§ **WHAT IS ASKED**:
Pictures do not belong in your copy. Repeat all the other data exactly.

§ **RAW DATA**:
# # # # # # #

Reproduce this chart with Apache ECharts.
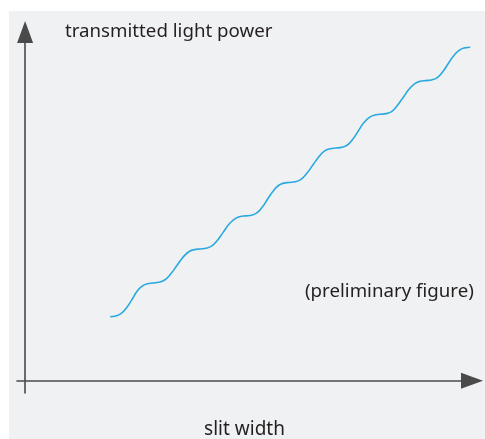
<!DOCTYPE html>
<html>
<head>
<meta charset="utf-8">
<script src="https://cdn.jsdelivr.net/npm/echarts@6/dist/echarts.min.js"></script>
<style>
  html, body { margin: 0; padding: 0; background: #ffffff; overflow: hidden; }
  #chart {
    position: absolute; left: 9px; top: 11px;
    width: 476px; height: 428px;
    background: #f0f1f3;
  }
</style>
</head>
<body>
<div id="chart"></div>
<script>
// Slit width (arbitrary units) and transmitted light power (arbitrary units)
const slitWidth = [
  1.89, 2.01, 2.13, 2.25, 2.37, 2.48, 2.60, 2.72,
  2.84, 2.97, 3.10, 3.23, 3.37, 3.50, 3.63, 3.76,
  3.89, 4.02, 4.15, 4.27, 4.40, 4.53, 4.66, 4.78,
  4.91, 5.03, 5.15, 5.27, 5.39, 5.51, 5.63, 5.75,
  5.87, 6.00, 6.13, 6.26, 6.39, 6.52, 6.65, 6.78,
  6.91, 7.03, 7.16, 7.28, 7.40, 7.52, 7.65, 7.77,
  7.89, 8.02, 8.15, 8.27, 8.40, 8.53, 8.66, 8.78,
  8.91, 9.03, 9.16, 9.28, 9.40, 9.52, 9.65, 9.77,
  9.89
];
const lightPower = [
  1.90, 1.92, 1.99, 2.16, 2.40, 2.64, 2.81, 2.88,
  2.90, 2.92, 2.99, 3.16, 3.41, 3.65, 3.82, 3.89,
  3.91, 3.93, 4.00, 4.16, 4.40, 4.64, 4.80, 4.87,
  4.89, 4.91, 4.98, 5.15, 5.39, 5.62, 5.79, 5.86,
  5.88, 5.90, 5.97, 6.15, 6.39, 6.63, 6.81, 6.88,
  6.90, 6.92, 6.99, 7.16, 7.40, 7.64, 7.81, 7.88,
  7.90, 7.92, 7.99, 8.16, 8.40, 8.64, 8.81, 8.88,
  8.90, 8.92, 8.99, 9.16, 9.40, 9.63, 9.80, 9.87,
  9.89
];

const xAxisTitle = 'slit width';
const yAxisTitle = 'transmitted light power';
const note = '(preliminary figure)';

const points = slitWidth.map((x, i) => [x, lightPower[i]]);

const textColor = '#231f20';
const axisColor = '#4a4a4a';
const fontFamily = '"Noto Sans", "Open Sans", sans-serif';

const chart = echarts.init(document.getElementById('chart'), null, { renderer: 'canvas' });
chart.setOption({
  backgroundColor: 'transparent',
  animation: false,
  title: [
    {
      text: yAxisTitle, left: 56, top: 11, padding: 0,
      textStyle: { color: textColor, fontSize: 18.7, fontWeight: 'normal', fontFamily: fontFamily }
    },
    {
      text: note, left: 296, top: 271, padding: 0,
      textStyle: { color: textColor, fontSize: 18.7, fontWeight: 'normal', fontFamily: fontFamily }
    }
  ],
  grid: { left: 8, right: 13, top: 21, bottom: 46, outerBoundsMode: 'none', containLabel: false },
  xAxis: {
    type: 'value', min: -0.18, max: 9.93,
    name: xAxisTitle, nameLocation: 'middle', nameGap: 27,
    nameTextStyle: { color: textColor, fontSize: 19, fontFamily: fontFamily },
    axisLine: {
      onZero: true,
      symbol: ['none', 'triangle'], symbolSize: [16, 22],
      lineStyle: { color: axisColor, width: 1.6 }
    },
    axisTick: { show: false }, axisLabel: { show: false }, splitLine: { show: false }
  },
  yAxis: {
    type: 'value', min: -0.36, max: 10.34,
    axisLine: {
      show: true, onZero: true,
      symbol: ['none', 'triangle'], symbolSize: [16, 22],
      lineStyle: { color: axisColor, width: 1.6 }
    },
    axisTick: { show: false }, axisLabel: { show: false }, splitLine: { show: false }
  },
  series: [{
    type: 'line',
    data: points,
    smooth: 0.5,
    showSymbol: false,
    lineStyle: { color: '#2aa9e0', width: 1.6 }
  }]
});
</script>
</body>
</html>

# # # # # # #

§ **FULL SOLUTION**:
Reproduce this chart with Apache ECharts.
<!DOCTYPE html>
<html>
<head>
<meta charset="utf-8">
<script src="https://cdn.jsdelivr.net/npm/echarts@6/dist/echarts.min.js"></script>
<style>
  html, body { margin: 0; padding: 0; background: #ffffff; overflow: hidden; }
  #chart {
    position: absolute; left: 9px; top: 11px;
    width: 476px; height: 428px;
    background: #f0f1f3;
  }
</style>
</head>
<body>
<div id="chart"></div>
<script>
// Slit width (arbitrary units) and transmitted light power (arbitrary units)
const slitWidth = [
  1.89, 2.01, 2.13, 2.25, 2.37, 2.48, 2.60, 2.72,
  2.84, 2.97, 3.10, 3.23, 3.37, 3.50, 3.63, 3.76,
  3.89, 4.02, 4.15, 4.27, 4.40, 4.53, 4.66, 4.78,
  4.91, 5.03, 5.15, 5.27, 5.39, 5.51, 5.63, 5.75,
  5.87, 6.00, 6.13, 6.26, 6.39, 6.52, 6.65, 6.78,
  6.91, 7.03, 7.16, 7.28, 7.40, 7.52, 7.65, 7.77,
  7.89, 8.02, 8.15, 8.27, 8.40, 8.53, 8.66, 8.78,
  8.91, 9.03, 9.16, 9.28, 9.40, 9.52, 9.65, 9.77,
  9.89
];
const lightPower = [
  1.90, 1.92, 1.99, 2.16, 2.40, 2.64, 2.81, 2.88,
  2.90, 2.92, 2.99, 3.16, 3.41, 3.65, 3.82, 3.89,
  3.91, 3.93, 4.00, 4.16, 4.40, 4.64, 4.80, 4.87,
  4.89, 4.91, 4.98, 5.15, 5.39, 5.62, 5.79, 5.86,
  5.88, 5.90, 5.97, 6.15, 6.39, 6.63, 6.81, 6.88,
  6.90, 6.92, 6.99, 7.16, 7.40, 7.64, 7.81, 7.88,
  7.90, 7.92, 7.99, 8.16, 8.40, 8.64, 8.81, 8.88,
  8.90, 8.92, 8.99, 9.16, 9.40, 9.63, 9.80, 9.87,
  9.89
];

const xAxisTitle = 'slit width';
const yAxisTitle = 'transmitted light power';
const note = '(preliminary figure)';

const points = slitWidth.map((x, i) => [x, lightPower[i]]);

const textColor = '#231f20';
const axisColor = '#4a4a4a';
const fontFamily = '"Noto Sans", "Open Sans", sans-serif';

const chart = echarts.init(document.getElementById('chart'), null, { renderer: 'canvas' });
chart.setOption({
  backgroundColor: 'transparent',
  animation: false,
  title: [
    {
      text: yAxisTitle, left: 56, top: 11, padding: 0,
      textStyle: { color: textColor, fontSize: 18.7, fontWeight: 'normal', fontFamily: fontFamily }
    },
    {
      text: note, left: 296, top: 271, padding: 0,
      textStyle: { color: textColor, fontSize: 18.7, fontWeight: 'normal', fontFamily: fontFamily }
    }
  ],
  grid: { left: 8, right: 13, top: 21, bottom: 46, outerBoundsMode: 'none', containLabel: false },
  xAxis: {
    type: 'value', min: -0.18, max: 9.93,
    name: xAxisTitle, nameLocation: 'middle', nameGap: 27,
    nameTextStyle: { color: textColor, fontSize: 19, fontFamily: fontFamily },
    axisLine: {
      onZero: true,
      symbol: ['none', 'triangle'], symbolSize: [16, 22],
      lineStyle: { color: axisColor, width: 1.6 }
    },
    axisTick: { show: false }, axisLabel: { show: false }, splitLine: { show: false }
  },
  yAxis: {
    type: 'value', min: -0.36, max: 10.34,
    axisLine: {
      show: true, onZero: true,
      symbol: ['none', 'triangle'], symbolSize: [16, 22],
      lineStyle: { color: axisColor, width: 1.6 }
    },
    axisTick: { show: false }, axisLabel: { show: false }, splitLine: { show: false }
  },
  series: [{
    type: 'line',
    data: points,
    smooth: 0.5,
    showSymbol: false,
    lineStyle: { color: '#2aa9e0', width: 1.6 }
  }]
});
</script>
</body>
</html>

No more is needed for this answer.